Les applications possibles pour une IA de ce type donnent le vertige. Nos compagnons robots seront-ils mieux intégrés dans nos vies s'ils sont capables de nous faire rire et de nous répondre vertement ? Peut-on imaginer des téléphones programmés pour se payer notre tête si nous tentons d'envoyer un SMS à un(e) ex ? Achète-t-on un jour un ticket pour un show de stand-up robotique ?

Molineux pense que les avancées en IA spirituelles pourraient révolutionner plusieurs secteurs du divertissement, en particulier dans les mondes immersifs du jeu vidéo.

« Si les joueurs d'une communauté spécifique partageaient les situations comiques qu'ils rencontrent dans un jeu, leurs préférences pourraient être analysées et reproduites de manière évolutive au sein même du jeu, » explique-t-il. « C'est ça qui est important, avec l'humour. Même les meilleures blagues cessent d'être drôles après les avoir entendues plusieurs fois. S'il était possible d'en émuler de nouvelles à partir de combinaisons et de systèmes évolutifs, on pourrait aboutir à quelque chose de très chouette. »

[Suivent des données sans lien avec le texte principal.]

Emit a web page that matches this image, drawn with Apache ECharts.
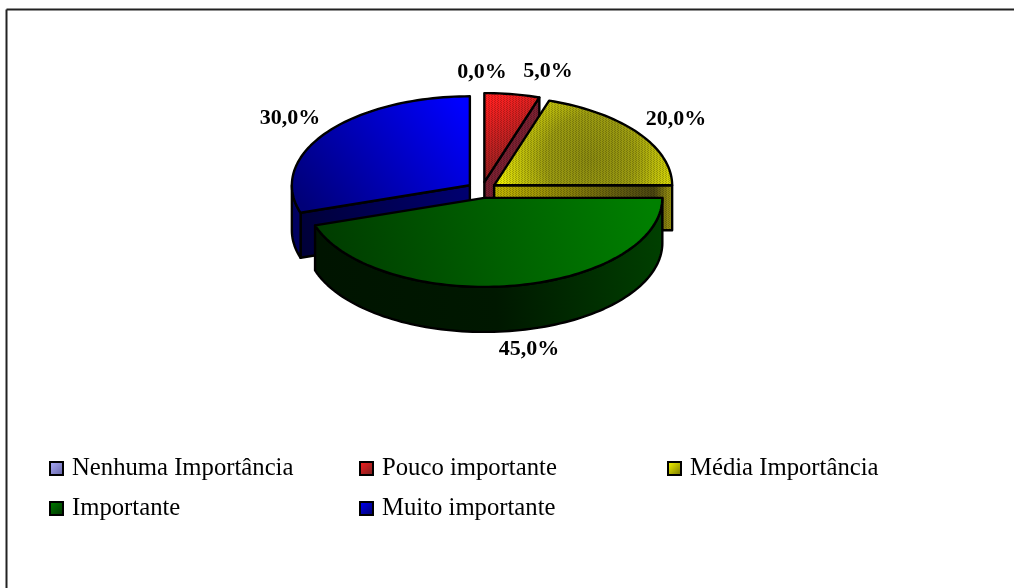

« Il faudra pas mal de temps avant de pouvoir implémenter des systèmes de ce genre, mais la technologie est déjà là, » ajoute-t-il. « La priorité est de créer une taxonomie de l'humour convaincante. »

Il est très difficile de prédire dans combien de temps les robots nous raconteront des histoires à pleurer de rire, ou quand les jeux vidéos seront capables de s'adapter à l'humour d'un joueur. Mais sachant que nombre d'entre nous ont déjà échangé quelques plaisanteries avec Siri, il est probable que l'art du calembour informatique continuera progressivement à s'affranchir des formats rigides au sein desquels il est né.

Les robots tueurs ne sont pas encore parmi nous, et les robots comiques leurs voleront peut-être la vedette.